Following lengthy political debate, allegations of overbilling by Jersey law firm Olsens by up to 300 per cent are due to be scrutinised by a former senior costs master.

The ex-English senior costs master, Martin Ellis, will soon visit the island to investigate Olsens' £150,000 bill.

An independent analysis of one of the firm's publicly funded cases states that it should have billed between £50,000 and £75,000.

The report questioned why the firm felt it necessary to employ 16 fee-earners and charge excessive hourly fees on the case, in which it defended two former police officers. In response, Olsens claimed to have had only 10 lawyers on the case at any one time and thoroughly refutes the overcharging allegations.

According to a report produced by independent costs expert Jim Diamond, advocates' rates were between £300 and £325 an hour – equivalent to the amount charged by City lawyers for private commercial work. Hourly rates for secretaries and paralegals were £90 and £120 respectively.
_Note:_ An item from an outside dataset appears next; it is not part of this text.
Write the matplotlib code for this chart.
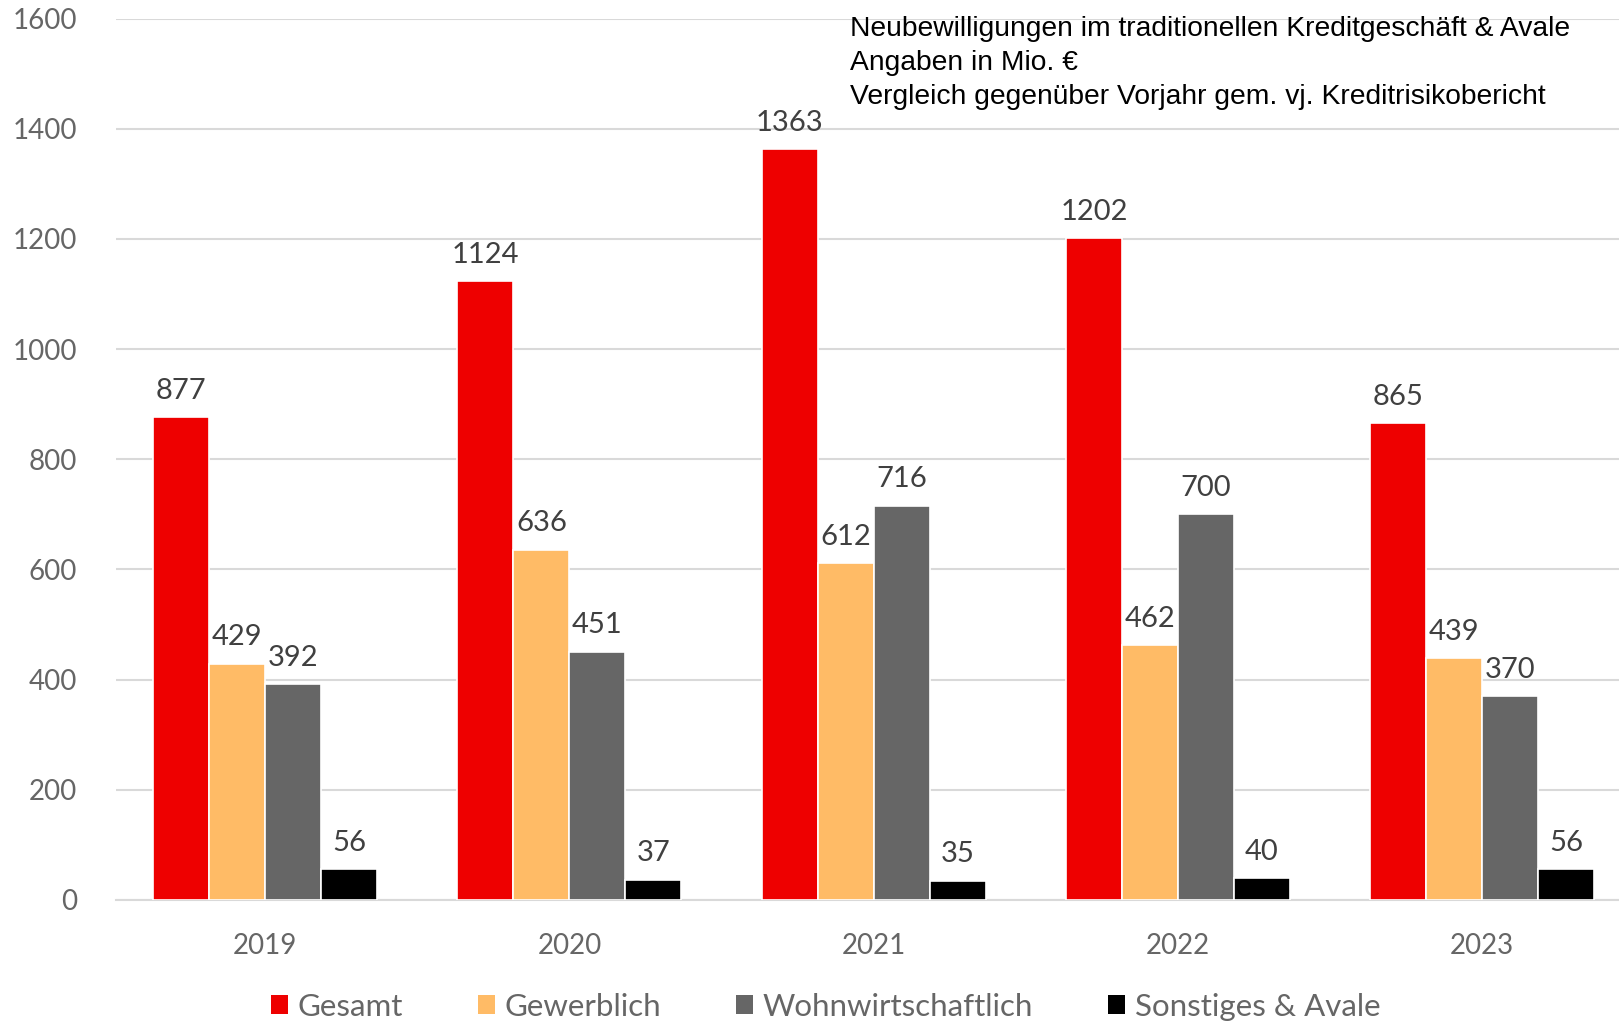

Clive Barton, a partner at international chartered accountancy firm Moore Stephens, said at a meeting at the Parish of St Helier, on behalf of which Olsens was originally instructed, that £27,000 of Olsens' fees were not accounted for in terms of names and narratives.

Anthony Olsen, the firm's managing partner, said it has since accounted for this.

He added: “Mr Diamond's audit said there may have been duplications in our charging. After about one month of going through the files we found no evidence of this. We found one misposting worth £137.50, which should have been charged to another client.”

Olsens was invited by the Jersey Law Society to attend an adjudication into its bill, but the firm declined.

The society has no authority to force the firm to attend. Olsens said it did not attend because it believed the matter to have been finished with, as it had been paid in full.

The parish still has the option of referring the matter to the Royal Court of Jersey for taxation to resolve the costs dispute.

The Jersey Law Society is not an incorporated body and thus has no statutory powers to regulate or discipline, although the island's legislation committee is currently looking at drafting legislation to facilitate this.